Normal People might be the most revolutionary series on television this spring. Violating every rule of what viewers are said to crave these days, it’s a story about, get this, normal people.
Based on the Sally Rooney novel of the same name, Normal People launches Wednesday on Hulu.
It’s the story of two teenagers who meet in an Irish high school, Marianne Sheridan (Daisy Edgar-Jones, top) and Connell Waldron (Paul Mescal, top). We follow them into a relationship and then into college, as they weave in and out of each other’s lives.
That doesn’t mean nothing happens. It does mean that we don’t learn in episode three that Connell’s Da was a psycho killer who slaughtered Marianne’s twin sisters and that she had been plotting since she was 8 to get close enough to take revenge on the killer’s family.
No, Rooney and her television cowriters Alice Birch and Mark O’Rowe have taken the bold and risky move of betting we will care about Marianne and Connell not because of some huge, shocking secret, but because of the hundreds of small things that make them precisely human.
This puts some pressure on the actors. How, in this television day and age, do you make normal interesting?
Edgar-Jones responds from the opening bell. Mescal takes a little time to wiggle into Connell’s skin, which fits the character.
Marianne at first seems like one of the outcasts who populate all teen dramas. She styles herself in a way that downplays her appearance. She’s smart and funny but doesn’t have friends. She seems more inclined to push people away than embrace them.

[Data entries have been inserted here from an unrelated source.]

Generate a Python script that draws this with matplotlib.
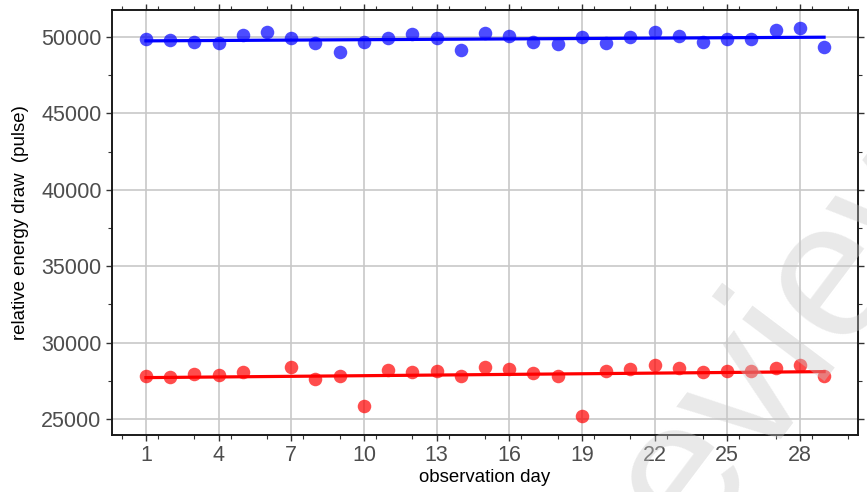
import numpy as np
import matplotlib.pyplot as plt
from matplotlib.ticker import MultipleLocator

# observation days and pulse readings
days_blue = list(range(1, 30))
pulse_blue = [49850, 49800, 49670, 49630, 50130, 50300, 49910, 49590, 49000, 49700,
              49960, 50170, 49960, 49150, 50290, 50065, 49670, 49540, 50020, 49590,
              50000, 50350, 50045, 49700, 49870, 49870, 50460, 50570, 49330]

days_red = [1, 2, 3, 4, 5] + list(range(7, 30))
pulse_red = [27830, 27770, 27920, 27880, 28100, 28380, 27600, 27810, 25830, 28180,
             28100, 28160, 27820, 28370, 28250, 28030, 27830, 25200, 28160, 28250,
             28510, 28360, 28050, 28160, 28140, 28360, 28510, 27810]

xticks = [1, 4, 7, 10, 13, 16, 19, 22, 25, 28]
yticks = [25000, 30000, 35000, 40000, 45000, 50000]

plt.rcParams['font.family'] = ['Liberation Sans', 'DejaVu Sans']

fig = plt.figure(figsize=(8.67, 4.92), dpi=100)
ax = fig.add_axes([0.1292, 0.1159, 0.8604, 0.8638])

for x, y, col in [(days_blue, pulse_blue, 'blue'), (days_red, pulse_red, 'red')]:
    ax.scatter(x, y, s=95, color=col, alpha=0.7, linewidths=0, zorder=3)
    k, b = np.polyfit(x, y, 1)
    xs = np.array([min(x), max(x)])
    ax.plot(xs, k * xs + b, color=col, lw=2.3, zorder=4)

ax.set_xlim(-0.4, 30.4)
ax.set_ylim(23950, 51770)
ax.set_xticks(xticks)
ax.set_yticks(yticks)
ax.xaxis.set_minor_locator(MultipleLocator(1.5))
ax.yaxis.set_minor_locator(MultipleLocator(2500))
ax.grid(True, which='major', color='#C8C8C8', lw=1.2)
ax.set_axisbelow(True)

ax.tick_params(which='both', direction='out', top=True, right=True,
               color='#333333', labelsize=15.5, labelcolor='#4D4D4D', pad=3)
ax.tick_params(which='major', length=4.5, width=1)
ax.tick_params(which='minor', length=3, width=0.8)
for s in ax.spines.values():
    s.set_color('#1a1a1a')
    s.set_linewidth(1.4)

ax.set_xlabel('observation day', fontsize=13.4, labelpad=2)
ax.set_ylabel('relative energy draw  (pulse)', fontsize=13.4, labelpad=9)

# faint watermark in the corner
fig.text(0.852, 0.205, 'Preview', fontsize=140, color='#C8C8C8', rotation=53,
         ha='center', va='center', zorder=5, alpha=0.4)

fig.savefig('out.png', dpi=100)
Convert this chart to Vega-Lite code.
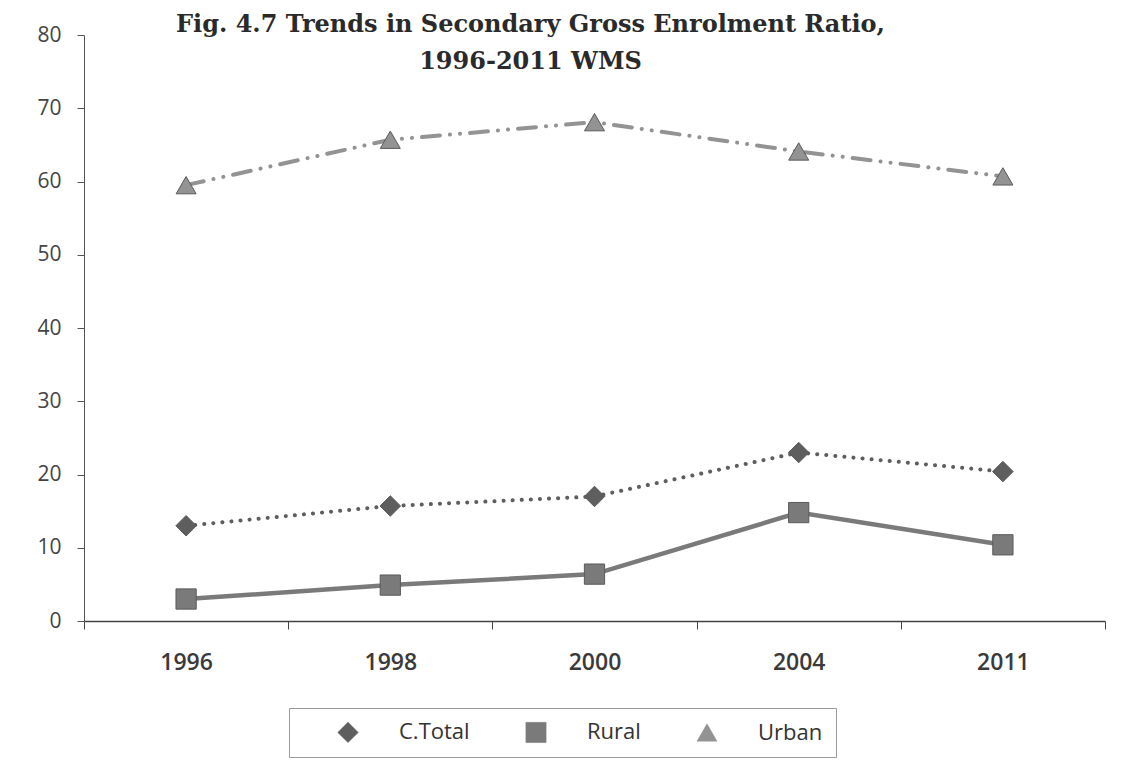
{
  "$schema": "https://vega.github.io/schema/vega-lite/v6.json",
  "width": 1021,
  "height": 586,
  "autosize": {"type": "none"},
  "padding": {"left": 84, "top": 35, "right": 29, "bottom": 144},
  "background": "white",
  "title": {
    "text": ["Fig. 4.7 Trends in Secondary  Gross Enrolment Ratio,", "1996-2011 WMS"],
    "font": "DejaVu Serif",
    "fontSize": 24,
    "fontWeight": "bold",
    "color": "#2a2a2a",
    "anchor": "middle",
    "frame": "group",
    "baseline": "top",
    "dx": -64,
    "dy": 54,
    "lineHeight": 37
  },
  "data": {
    "values": [
      {"year": "1996", "series": "C.Total", "value": 13.0},
      {"year": "1998", "series": "C.Total", "value": 15.7},
      {"year": "2000", "series": "C.Total", "value": 17.0},
      {"year": "2004", "series": "C.Total", "value": 23.0},
      {"year": "2011", "series": "C.Total", "value": 20.4},
      {"year": "1996", "series": "Rural", "value": 3.0},
      {"year": "1998", "series": "Rural", "value": 4.9},
      {"year": "2000", "series": "Rural", "value": 6.4},
      {"year": "2004", "series": "Rural", "value": 14.8},
      {"year": "2011", "series": "Rural", "value": 10.4},
      {"year": "1996", "series": "Urban", "value": 59.5},
      {"year": "1998", "series": "Urban", "value": 65.7},
      {"year": "2000", "series": "Urban", "value": 68.1},
      {"year": "2004", "series": "Urban", "value": 64.1},
      {"year": "2011", "series": "Urban", "value": 60.7}
    ]
  },
  "encoding": {
    "x": {
      "field": "year",
      "type": "ordinal",
      "scale": {"type": "band", "paddingInner": 0, "paddingOuter": 0},
      "axis": {
        "title": null,
        "labelAngle": 0,
        "labelFont": "Open Sans",
        "labelFontSize": 23,
        "labelFontWeight": 600,
        "labelColor": "#3a3a3a",
        "labelPadding": 22,
        "tickBand": "extent",
        "tickSize": 8,
        "tickColor": "#444",
        "domainColor": "#444",
        "domainWidth": 1.5
      }
    },
    "y": {
      "field": "value",
      "type": "quantitative",
      "scale": {"domain": [0, 80], "nice": false},
      "axis": {
        "title": null,
        "values": [0, 10, 20, 30, 40, 50, 60, 70, 80],
        "grid": false,
        "labelFont": "Open Sans",
        "labelFontSize": 21,
        "labelColor": "#444",
        "labelPadding": 16,
        "tickSize": 7,
        "tickColor": "#555",
        "domainColor": "#555"
      }
    },
    "color": {
      "field": "series",
      "type": "nominal",
      "scale": {"domain": ["C.Total", "Rural", "Urban"], "range": ["#5e5e5e", "#7a7a7a", "#939393"]},
      "legend": {
        "title": null,
        "orient": "none",
        "legendX": 205,
        "legendY": 673,
        "direction": "horizontal",
        "labelFont": "Open Sans",
        "labelFontSize": 22,
        "labelColor": "#333",
        "symbolStrokeColor": "#5a5a5a",
        "symbolStrokeWidth": 0.5,
        "strokeColor": "#9a9a9a",
        "padding": 13,
        "symbolOffset": 35,
        "columnPadding": 20,
        "labelOffset": 40
      }
    }
  },
  "layer": [
    {
      "transform": [{"filter": "datum.series === 'C.Total'"}],
      "mark": {"type": "line", "strokeWidth": 4, "strokeCap": "round", "strokeDash": [0.1, 9]}
    },
    {
      "transform": [{"filter": "datum.series === 'Rural'"}],
      "mark": {"type": "line", "strokeWidth": 4.5, "strokeCap": "round"}
    },
    {
      "transform": [{"filter": "datum.series === 'Urban'"}],
      "mark": {"type": "line", "strokeWidth": 4, "strokeCap": "round", "strokeDash": [18, 10, 0.1, 10, 0.1, 10]}
    },
    {
      "mark": {"type": "point", "filled": true, "opacity": 1, "stroke": "#5a5a5a", "strokeWidth": 1},
      "encoding": {
        "shape": {
          "field": "series",
          "type": "nominal",
          "scale": {"domain": ["C.Total", "Rural", "Urban"], "range": ["diamond", "square", "triangle-up"]}
        },
        "size": {
          "field": "series",
          "type": "nominal",
          "scale": {"domain": ["C.Total", "Rural", "Urban"], "range": [420, 400, 260]}
        }
      }
    }
  ],
  "config": {"view": {"stroke": null}}
}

We know her. We know the girl who sits by herself in the lunchroom, reading, while bored classmates try to taunt and bully her.
She seems unbothered, knowing she’s smart enough that someday she’ll have a life from which these trolls will have disappeared.
She has a marginally more social life at home with her successful, wealthy, but fragile and often distracted mother, Denise (Aislín McGuckin). Her brother, Alan (Frank Blake), is a self-centered bully who takes after their father.
Connell comes from the working class. In fact, his mother, Lorraine (Sarah Greene), works for Denise, cleaning her house. That, you may surmise, is how things start for Connell and Marianne.
In an interesting twist, Connell’s and Marianne’s disparate social standing is reversed at school. Everybody likes Connell, including all the girls, and he’s also the school’s star athlete.
Through 12 half-hour episodes, Normal People explores the tentative beginnings of Marianne’s and Connell’s relationship, focusing on their vulnerability and the charming hesitancy in their willingness to commit.
As time goes by, the vulnerabilities shift, mirroring changes in their lives.
At no point does either become a superhero. At no point does either become a zombie. What we first saw is what we keep getting: two smart, likeable kids with all the insecurities and charms of people trying to figure life out, sometimes together and sometimes by themselves.
Shocking, huh? Equally shocking, it’s first-rate television.